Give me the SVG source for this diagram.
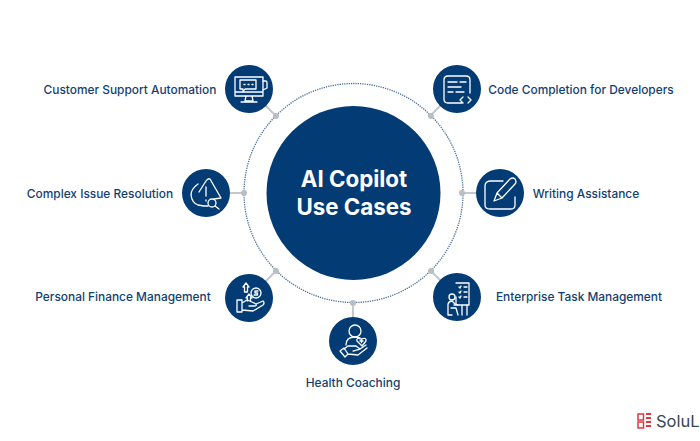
<svg xmlns="http://www.w3.org/2000/svg" width="700" height="441" viewBox="0 0 700 441">
<style>
.lbl{font-family:Inter,"Liberation Sans",sans-serif;font-size:11.900px;font-weight:500;fill:#123f73;text-anchor:middle}
.node{fill:#033b74}
.ic{fill:none;stroke:#fff;stroke-width:1.300;stroke-linejoin:round;stroke-linecap:round}
.link{stroke:#c4c8cd;stroke-width:2;fill:none}
.dot{fill:#b9bec4}
.ttl{font-family:Inter,"Liberation Sans",sans-serif;font-size:22.300px;font-weight:700;fill:#fff;text-anchor:middle}
</style>
<rect width="700" height="441" fill="#fff"/>
<g id="connectors">
<circle cx="353.500" cy="193" r="109.500" fill="none" stroke="#4f7297" stroke-width="1.300" stroke-dasharray="1.300 1"/>
<path class="link" d="M265 105L276 116M244 193H230M265 282L276 271M353 303V317M441 105L430 116M462 193H476M442 282L431 271"/>
<circle class="dot" cx="276" cy="116" r="3"/><circle class="dot" cx="244" cy="193" r="3"/><circle class="dot" cx="276" cy="271" r="3"/><circle class="dot" cx="353" cy="303" r="3"/><circle class="dot" cx="431" cy="116" r="3"/><circle class="dot" cx="462" cy="193" r="3"/><circle class="dot" cx="431" cy="271" r="3"/>
</g>
<g id="center"><circle class="node" cx="353.500" cy="193" r="87"/>
<text class="ttl" x="354" y="187">AI Copilot</text>
<text class="ttl" x="354" y="215">Use Cases</text></g>
<g id="customer-support"><circle class="node" cx="249" cy="89" r="24"/>
<path class="ic" d="M235 77H263V96H235ZM235 92H263M246 96L245 101H253L252 96M241 102H257"/>
<path class="ic" d="M240 80H256V89H245L243 92V89H240ZM263 81H266Q267 81 267 83V88L263 90M244 84.500H245M248 84.500H249M252 84.500H253"/></g>
<text class="lbl" x="130" y="93.500">Customer Support Automation</text>
<g id="complex-issue"><circle class="node" cx="206" cy="193" r="24"/>
<path class="ic" d="M198 184Q191 189 191 195Q192 203 198 205L204 206L208 206M210 179L221 198L214 199M210 179Q208 178 206 181L199 192"/>
<path class="ic" stroke-width="1.700" d="M206 187V196M206 200V201"/><circle class="ic" cx="212" cy="203" r="4"/><path class="ic" d="M215 206L219 209"/></g>
<text class="lbl" x="100" y="197.500">Complex Issue Resolution</text>
<g id="personal-finance"><circle class="node" cx="249" cy="298" r="24"/>
<path class="ic" d="M237 300H242V312H237ZM242 303L247 300L252 302L256 304Q257 306 254 306H249M256 304L263 301Q265 303 263 305L253 311L242 310"/>
<path class="ic" d="M243 287L246 283L249 287H247.500V292H244.500V287ZM246 298L249 294L252 298H250.500V301M247.500 298V301"/>
<circle class="ic" cx="256" cy="293" r="5"/><path class="ic" stroke-width="1" d="M258 291H255V293H257.500V295H254"/></g>
<text class="lbl" x="123" y="301">Personal Finance Management</text>
<g id="health-coaching"><circle class="node" cx="353" cy="341" r="24"/>
<circle class="ic" cx="355" cy="331" r="6"/><path class="ic" d="M346 345Q346 337 355 337L360 338M344 349L348 346H356L360 349L353 351M360 349L366 345M340 351L345 357L348 354L344 348ZM348 354L358 355L367 348"/><path class="ic" d="M362 346L357 341Q356 337 361 339Q367 337 366 341Z"/><path class="ic" stroke-width="1" d="M360 341H363M361.500 339.500V342.500"/></g>
<text class="lbl" x="353" y="387">Health Coaching</text>
<g id="code-completion"><circle class="node" cx="457" cy="89" r="24"/>
<path class="ic" stroke-width="1.800" d="M462 103H448Q444 103 444 99V80Q444 76 448 76H466Q470 76 470 80V93"/>
<path class="ic" stroke-width="1.600" d="M448 82H457M460 82H466M448 87H461M448 92H453M456 92H464M463 97L460 100L463 103M468 97L471 100L468 103"/></g>
<text class="lbl" x="581" y="93.500">Code Completion for Developers</text>
<g id="writing-assistance"><circle class="node" cx="500" cy="193" r="24"/>
<path class="ic" stroke-width="1.600" d="M503 181H491Q485 181 485 186V205Q485 209 490 209H511Q515 209 515 205V197"/>
<path class="ic" stroke-width="1.600" d="M494 201L497 193L510 179Q513 177 515 179Q517 182 515 184L502 198ZM497 193L502 198"/></g>
<text class="lbl" x="586" y="197.500">Writing Assistance</text>
<g id="enterprise-task"><circle class="node" cx="457" cy="297" r="24"/>
<path class="ic" d="M456 283H469V305H456V297M459 287L460 288L461 286M464 287H467M459 292L460 293L461 291M464 292H467M459 297L460 298L461 296M464 297H467M454 305H469M467 305V315M462 305V315"/><circle class="ic" cx="452" cy="297" r="3"/><path class="ic" d="M448 315V304Q449 301 452 301L455 304L458 305M451 308H456L458 315M448 315H452"/></g>
<text class="lbl" x="579" y="301">Enterprise Task Management</text>
<g id="logo">
<rect x="638" y="414" width="5.500" height="6" fill="none" stroke="#e0383e" stroke-width="1.500"/><rect x="638" y="422" width="5.500" height="6" fill="none" stroke="#e0383e" stroke-width="1.500"/><path d="M646 414H651M646 418H651M646 422H651M646 426H651" stroke="#e0383e" stroke-width="2"/>
<text x="656" y="427" font-family="Inter,'Liberation Sans',sans-serif" font-size="16.500" fill="#3a4654">SoluL</text></g>
</svg>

● **Requirements**: All of the material above is to be copied exactly, except for its images.

● **Exercise solution**:
Give me the SVG source for this diagram.
<svg xmlns="http://www.w3.org/2000/svg" width="700" height="441" viewBox="0 0 700 441">
<style>
.lbl{font-family:Inter,"Liberation Sans",sans-serif;font-size:11.900px;font-weight:500;fill:#123f73;text-anchor:middle}
.node{fill:#033b74}
.ic{fill:none;stroke:#fff;stroke-width:1.300;stroke-linejoin:round;stroke-linecap:round}
.link{stroke:#c4c8cd;stroke-width:2;fill:none}
.dot{fill:#b9bec4}
.ttl{font-family:Inter,"Liberation Sans",sans-serif;font-size:22.300px;font-weight:700;fill:#fff;text-anchor:middle}
</style>
<rect width="700" height="441" fill="#fff"/>
<g id="connectors">
<circle cx="353.500" cy="193" r="109.500" fill="none" stroke="#4f7297" stroke-width="1.300" stroke-dasharray="1.300 1"/>
<path class="link" d="M265 105L276 116M244 193H230M265 282L276 271M353 303V317M441 105L430 116M462 193H476M442 282L431 271"/>
<circle class="dot" cx="276" cy="116" r="3"/><circle class="dot" cx="244" cy="193" r="3"/><circle class="dot" cx="276" cy="271" r="3"/><circle class="dot" cx="353" cy="303" r="3"/><circle class="dot" cx="431" cy="116" r="3"/><circle class="dot" cx="462" cy="193" r="3"/><circle class="dot" cx="431" cy="271" r="3"/>
</g>
<g id="center"><circle class="node" cx="353.500" cy="193" r="87"/>
<text class="ttl" x="354" y="187">AI Copilot</text>
<text class="ttl" x="354" y="215">Use Cases</text></g>
<g id="customer-support"><circle class="node" cx="249" cy="89" r="24"/>
<path class="ic" d="M235 77H263V96H235ZM235 92H263M246 96L245 101H253L252 96M241 102H257"/>
<path class="ic" d="M240 80H256V89H245L243 92V89H240ZM263 81H266Q267 81 267 83V88L263 90M244 84.500H245M248 84.500H249M252 84.500H253"/></g>
<text class="lbl" x="130" y="93.500">Customer Support Automation</text>
<g id="complex-issue"><circle class="node" cx="206" cy="193" r="24"/>
<path class="ic" d="M198 184Q191 189 191 195Q192 203 198 205L204 206L208 206M210 179L221 198L214 199M210 179Q208 178 206 181L199 192"/>
<path class="ic" stroke-width="1.700" d="M206 187V196M206 200V201"/><circle class="ic" cx="212" cy="203" r="4"/><path class="ic" d="M215 206L219 209"/></g>
<text class="lbl" x="100" y="197.500">Complex Issue Resolution</text>
<g id="personal-finance"><circle class="node" cx="249" cy="298" r="24"/>
<path class="ic" d="M237 300H242V312H237ZM242 303L247 300L252 302L256 304Q257 306 254 306H249M256 304L263 301Q265 303 263 305L253 311L242 310"/>
<path class="ic" d="M243 287L246 283L249 287H247.500V292H244.500V287ZM246 298L249 294L252 298H250.500V301M247.500 298V301"/>
<circle class="ic" cx="256" cy="293" r="5"/><path class="ic" stroke-width="1" d="M258 291H255V293H257.500V295H254"/></g>
<text class="lbl" x="123" y="301">Personal Finance Management</text>
<g id="health-coaching"><circle class="node" cx="353" cy="341" r="24"/>
<circle class="ic" cx="355" cy="331" r="6"/><path class="ic" d="M346 345Q346 337 355 337L360 338M344 349L348 346H356L360 349L353 351M360 349L366 345M340 351L345 357L348 354L344 348ZM348 354L358 355L367 348"/><path class="ic" d="M362 346L357 341Q356 337 361 339Q367 337 366 341Z"/><path class="ic" stroke-width="1" d="M360 341H363M361.500 339.500V342.500"/></g>
<text class="lbl" x="353" y="387">Health Coaching</text>
<g id="code-completion"><circle class="node" cx="457" cy="89" r="24"/>
<path class="ic" stroke-width="1.800" d="M462 103H448Q444 103 444 99V80Q444 76 448 76H466Q470 76 470 80V93"/>
<path class="ic" stroke-width="1.600" d="M448 82H457M460 82H466M448 87H461M448 92H453M456 92H464M463 97L460 100L463 103M468 97L471 100L468 103"/></g>
<text class="lbl" x="581" y="93.500">Code Completion for Developers</text>
<g id="writing-assistance"><circle class="node" cx="500" cy="193" r="24"/>
<path class="ic" stroke-width="1.600" d="M503 181H491Q485 181 485 186V205Q485 209 490 209H511Q515 209 515 205V197"/>
<path class="ic" stroke-width="1.600" d="M494 201L497 193L510 179Q513 177 515 179Q517 182 515 184L502 198ZM497 193L502 198"/></g>
<text class="lbl" x="586" y="197.500">Writing Assistance</text>
<g id="enterprise-task"><circle class="node" cx="457" cy="297" r="24"/>
<path class="ic" d="M456 283H469V305H456V297M459 287L460 288L461 286M464 287H467M459 292L460 293L461 291M464 292H467M459 297L460 298L461 296M464 297H467M454 305H469M467 305V315M462 305V315"/><circle class="ic" cx="452" cy="297" r="3"/><path class="ic" d="M448 315V304Q449 301 452 301L455 304L458 305M451 308H456L458 315M448 315H452"/></g>
<text class="lbl" x="579" y="301">Enterprise Task Management</text>
<g id="logo">
<rect x="638" y="414" width="5.500" height="6" fill="none" stroke="#e0383e" stroke-width="1.500"/><rect x="638" y="422" width="5.500" height="6" fill="none" stroke="#e0383e" stroke-width="1.500"/><path d="M646 414H651M646 418H651M646 422H651M646 426H651" stroke="#e0383e" stroke-width="2"/>
<text x="656" y="427" font-family="Inter,'Liberation Sans',sans-serif" font-size="16.500" fill="#3a4654">SoluL</text></g>
</svg>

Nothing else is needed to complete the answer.